Lara made her decisions wisely. We were treated to two thirty minute long documentaries, one on Rushwork – In Strokestown, Co. Roscommon, we see the harvesting of rushes on Lough Ree, curing and making traditional rush baskets and other items (1989). The second, 'Of Bees & Bee Skeps' (1983) – winner of the Golden Harp for Ireland and in the museum of Modern Art Collection New York; this arresting and moving documentary records the traditional work of bee-keeping from making a straw skep to catching a swarm, and extracting honey.




(Chairmaker John Surlis, Wool spinning and an Irish tailor, Images via David Shaw-Smith)
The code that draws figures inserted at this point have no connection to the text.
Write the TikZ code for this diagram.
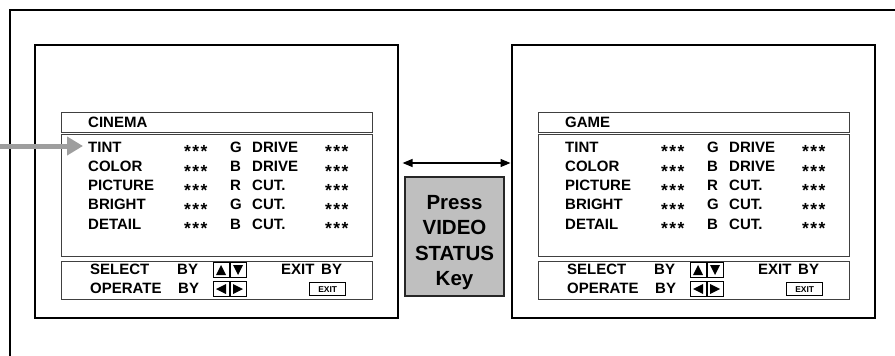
\documentclass[tikz,border=0pt]{standalone}
\usepackage{fontspec}
\setmainfont{Liberation Sans}
\usetikzlibrary{arrows.meta}
\newcommand\mystars{\raisebox{-5.9pt}{*\kern1.4pt*\kern1.4pt*}}
\tikzset{
  x=1pt, y=-1pt,
  frame/.style={line width=1.6pt, line cap=rect},
  screen/.style={draw, line width=1.6pt, minimum width=363pt, minimum height=273pt, anchor=north west, inner sep=0pt},
  bar/.style={draw=black!75, line width=0.9pt, anchor=north west, inner sep=0pt, minimum width=311pt},
  txt/.style={anchor=base west, inner sep=0pt, font=\fontsize{15}{17}\selectfont\bfseries},
  stars/.style={anchor=base west, inner sep=0pt, font=\fontsize{17.5}{18}\selectfont\bfseries},
  btn/.style={draw, line width=0.8pt, minimum width=16pt, minimum height=15pt, inner sep=0pt, anchor=north west},
  exitbtn/.style={draw, line width=1.4pt, minimum width=36pt, minimum height=13pt, inner sep=0pt, anchor=north west, font=\fontsize{8.5}{9}\selectfont\bfseries},
  keybox/.style={draw=black!85, fill=black!25, line width=1.6pt, minimum width=99pt, minimum height=119pt, inner sep=0pt},
  keytext/.style={align=center, inner sep=0pt, font=\fontsize{20.5}{25.5}\selectfont\bfseries},
  greyarrow/.style={draw=black!38, line width=5pt, -{Triangle[length=16pt,width=18pt]}},
  dblarrow/.style={draw, line width=1.3pt, {Triangle[length=10pt,width=8pt]}-{Triangle[length=10pt,width=8pt]}},
}
\newcommand\myscreen[3]{%
\begin{scope}[xshift=#2pt]
  \node[screen] (#1) at (34,44) {};
  \node[bar, minimum height=20pt] (#1title) at (61,112) {};
  \node[txt] (#1name) at (88,127) {#3};
  \node[bar, minimum height=122pt] (#1list) at (61,134) {};
  \foreach \lab/\l/\w [count=\i from 0] in {TINT/G/DRIVE, COLOR/B/DRIVE, PICTURE/R/CUT., BRIGHT/G/CUT., DETAIL/B/CUT.}{
    \pgfmathsetmacro{\yy}{152+19.25*\i}
    \node[txt] (#1lab\i) at (88,\yy) {\lab};
    \node[stars] (#1sa\i) at (184,\yy) {\mystars};
    \node[txt] (#1let\i) at (230,\yy) {\l};
    \node[txt] (#1word\i) at (252,\yy) {\w};
    \node[stars] (#1sb\i) at (325,\yy) {\mystars};
  }
  \node[bar, minimum height=38pt] (#1ctl) at (61,261) {};
  \node[txt] (#1sel) at (90,274) {SELECT};
  \node[txt] (#1selby) at (177,274) {BY};
  \node[txt] (#1exit) at (281,274) {EXIT};
  \node[txt] (#1exitby) at (321,274) {BY};
  \node[txt] (#1op) at (90,293) {OPERATE};
  \node[txt] (#1opby) at (178,293) {BY};
  \node[btn] (#1up) at (213,262) {};
  \node[btn] (#1down) at (230,262) {};
  \node[btn] (#1left) at (213,281) {};
  \node[btn] (#1right) at (230,281) {};
  \fill (216,275) -- (226,275) -- (221,265) -- cycle;
  \fill (233,265) -- (243,265) -- (238,275) -- cycle;
  \fill (226,284) -- (226,294) -- (216,289) -- cycle;
  \fill (233,284) -- (233,294) -- (243,289) -- cycle;
  \node[exitbtn] (#1exitkey) at (309,282) {EXIT};
\end{scope}}
\begin{document}
\begin{tikzpicture}
  \useasboundingbox (0,0) rectangle (895,356);
  \draw[frame] (10,360) -- (10,10) -- (900,10);
  \myscreen{ls}{0}{CINEMA}
  \myscreen{rs}{477}{GAME}
  \node[keybox] (key) at (454.5,236.5) {};
  \node[keytext] (keylabel) at ([yshift=-6pt]key.center) {Press\\VIDEO\\STATUS\\Key};
  \coordinate (ay) at (0,163);
  \draw[dblarrow, shorten <=4pt, shorten >=0.5pt] (ls.east |- ay) -- (rs.west |- ay);
  \coordinate (src) at (-2,146);
  \draw[greyarrow, shorten >=5pt] (src) -- (src -| lslab0.west);
\end{tikzpicture}
\end{document}
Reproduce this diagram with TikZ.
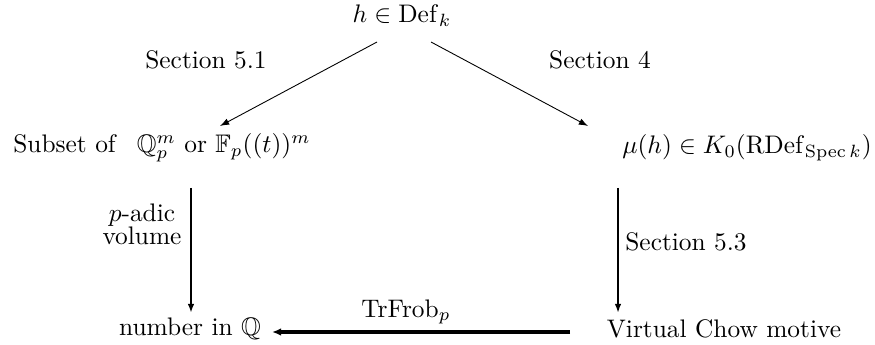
\documentclass[tikz,border=0pt]{standalone}
\usepackage{amsmath,amssymb}
\usetikzlibrary{arrows.meta}
\DeclareMathOperator{\Def}{Def}
\DeclareMathOperator{\RDef}{RDef}
\DeclareMathOperator{\Spec}{Spec}
\DeclareMathOperator{\TrFrob}{TrFrob}
\begin{document}
\begin{tikzpicture}[x=0.394pt,y=-0.394pt,
  lbl/.style={inner sep=0pt,anchor=center},
  thinarr/.style={line width=0.35pt,-{Latex[length=3.6pt,width=2.6pt]}},
  medarr/.style={line width=0.75pt,-{Latex[length=3.6pt,width=2.6pt]}},
  thickarr/.style={line width=1.5pt,-{Latex[length=3.6pt,width=3pt]}}]
\useasboundingbox (0,0) rectangle (875,345);
\node[lbl] (h) at (402,16) {$h\in\Def_k$};
\node[lbl] (s51) at (206,60) {Section 5.1};
\node[lbl] (s4) at (600,60) {Section 4};
\node[lbl] (sub) at (162,148) {Subset of \ \,$\mathbb{Q}_p^m$ or $\mathbb{F}_p((t))^m$};
\node[lbl] (mu) at (747,148) {$\mu(h)\in K_0(\RDef_{\Spec k})$};
\node[lbl] (num) at (190,329) {number in $\mathbb{Q}$};
\node[lbl] (vcm) at (724,329) {Virtual Chow motive};
\node[lbl,align=center] (padic) at (142,224) {$p$-adic\\[-3pt]volume};
\node[lbl] (s53) at (686,242) {Section 5.3};
\node[lbl] (tr) at (406,312) {$\TrFrob_p$};
\coordinate (hl) at (377,42);
\coordinate (hr) at (431,42);
\coordinate (subt) at (220,126);
\coordinate (mut) at (588,126);
\coordinate (subb) at (191,188);
\coordinate (numt) at (191,313);
\coordinate (mub) at (618,188);
\coordinate (vcmt) at (618,313);
\coordinate (vcml) at (570,332);
\coordinate (numr) at (272,332);
\draw[thinarr] (hl) -- (subt);
\draw[thinarr] (hr) -- (mut);
\draw[medarr] (subb) -- (numt);
\draw[medarr] (mub) -- (vcmt);
\draw[thickarr] (vcml) -- (numr);
\end{tikzpicture}
\end{document}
I can happily report that after watching these documentaries for the first time in many years on a big screen, the authenticity and intimacy of this series has not dated, even though the fashions have! There are 37 documentaries in all, recorded between 1969 and the late 1980s. I love the easy pace of the documentary, reflecting the pace of life in the countryside in which it was filmed. There were a couple of narrators as far as I remember, but the easy, familiar tone of hs voice still is most comforting. I decided to save up to buy the 15 disk complete Hands series at Christmas, but I did purchase a copy of David's beautifully illustrated compilation Traditional Crafts of Ireland. David and Sally kindly signed it for me, and it is now resting on my beside locker, for me to look through before bed each night!

'Imbued by a sense of urgency to record crafts in their natural surroundings before they disappeared completely, David and his wife Sally, under contract to RTÉ, travelled the length and breadth of Ireland and it’s islands to assemble this important collection of 37 films on traditional Irish crafts and lifestyles, where the emphasis is on the skills of human hands rather than on machines.'



While I would urge people to purchase the DVDs from their official website, while searching Google for images I found a few episodes of 'Hands' available to watch online (and I believe in sharing culture wherever you find it):
1. Rushwork
2. Of Bees & Bee Skeps
3. Currach Makers
4. Chairmaker John Surlis

PS. 'In Good Hands' will be a six-part series revisiting some of the families of craftspeople featured in the original 'Hands' series, I believe it is screening on Rte this Sunday.